At first, after his return from Italy, Linacre lectured on Greek at
Oxford. Something of the influence acquired over English students and
the good he accomplished may be appreciated from the fact that with
Grocyn he had such students as More and the famous Dean Colet. Erasmus
also was attracted from the Netherlands and {89} studied Greek under
Linacre, to whom he refers in the most kindly and appreciative terms
many times in his after life. Linacre wrote books besides lecturing,
and his work on certain fine points in the grammar of classical
Latinity proved a revelation to English students of the old classical
languages, for nothing so advanced as this had ever before been
attempted outside Italy.
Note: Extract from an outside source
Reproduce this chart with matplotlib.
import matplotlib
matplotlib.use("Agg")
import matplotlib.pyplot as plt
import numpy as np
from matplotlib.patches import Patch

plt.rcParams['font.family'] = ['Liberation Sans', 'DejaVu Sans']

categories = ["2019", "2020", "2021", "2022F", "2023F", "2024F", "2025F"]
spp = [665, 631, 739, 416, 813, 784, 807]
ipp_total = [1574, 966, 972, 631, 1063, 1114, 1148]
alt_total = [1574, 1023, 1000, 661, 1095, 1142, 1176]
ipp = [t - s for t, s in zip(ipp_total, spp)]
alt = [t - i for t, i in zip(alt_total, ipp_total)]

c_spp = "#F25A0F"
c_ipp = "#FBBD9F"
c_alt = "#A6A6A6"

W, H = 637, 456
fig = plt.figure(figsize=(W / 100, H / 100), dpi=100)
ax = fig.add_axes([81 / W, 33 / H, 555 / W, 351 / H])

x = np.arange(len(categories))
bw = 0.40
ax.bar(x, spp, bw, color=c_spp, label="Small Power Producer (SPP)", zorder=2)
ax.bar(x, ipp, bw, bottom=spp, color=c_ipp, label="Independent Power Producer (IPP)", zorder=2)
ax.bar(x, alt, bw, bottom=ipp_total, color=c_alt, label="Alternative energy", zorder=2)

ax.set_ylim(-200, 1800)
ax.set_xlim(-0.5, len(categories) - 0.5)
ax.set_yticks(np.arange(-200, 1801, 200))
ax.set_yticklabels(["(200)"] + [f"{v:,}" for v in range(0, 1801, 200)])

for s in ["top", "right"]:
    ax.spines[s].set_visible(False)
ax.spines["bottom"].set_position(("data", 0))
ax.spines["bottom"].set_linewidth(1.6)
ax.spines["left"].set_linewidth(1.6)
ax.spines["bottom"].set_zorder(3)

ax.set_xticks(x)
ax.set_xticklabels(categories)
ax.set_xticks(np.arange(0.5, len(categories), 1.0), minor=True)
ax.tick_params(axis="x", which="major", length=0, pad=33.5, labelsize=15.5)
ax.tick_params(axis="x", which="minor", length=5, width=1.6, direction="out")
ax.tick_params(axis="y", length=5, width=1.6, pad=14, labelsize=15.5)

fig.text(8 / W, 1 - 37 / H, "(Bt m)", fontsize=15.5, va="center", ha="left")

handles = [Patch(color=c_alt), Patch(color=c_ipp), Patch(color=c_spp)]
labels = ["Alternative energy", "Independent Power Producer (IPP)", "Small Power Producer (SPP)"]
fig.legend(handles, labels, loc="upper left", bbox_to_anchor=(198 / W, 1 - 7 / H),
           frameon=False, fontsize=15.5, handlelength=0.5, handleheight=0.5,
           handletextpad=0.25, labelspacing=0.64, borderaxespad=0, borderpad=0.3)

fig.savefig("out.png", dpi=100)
In one of the last years of the fifteenth
century Linacre was appointed tutor to Prince Arthur, the elder
brother of Henry VIII, to whom it will be remembered that Catherine of
Aragon had been betrothed before her marriage with Henry. Arthur's
untimely death, however, soon put an end to Linacres' tutorship.
As pointed out by Einstein, the reputation of Grocyn and Linacre was
not confined to England, but soon spread all over the Continent. After
the death of the great Italian humanists of the fifteenth century, who
had no worthy successors in the Italian peninsula, these two men
became the principal European representatives of the New Learning.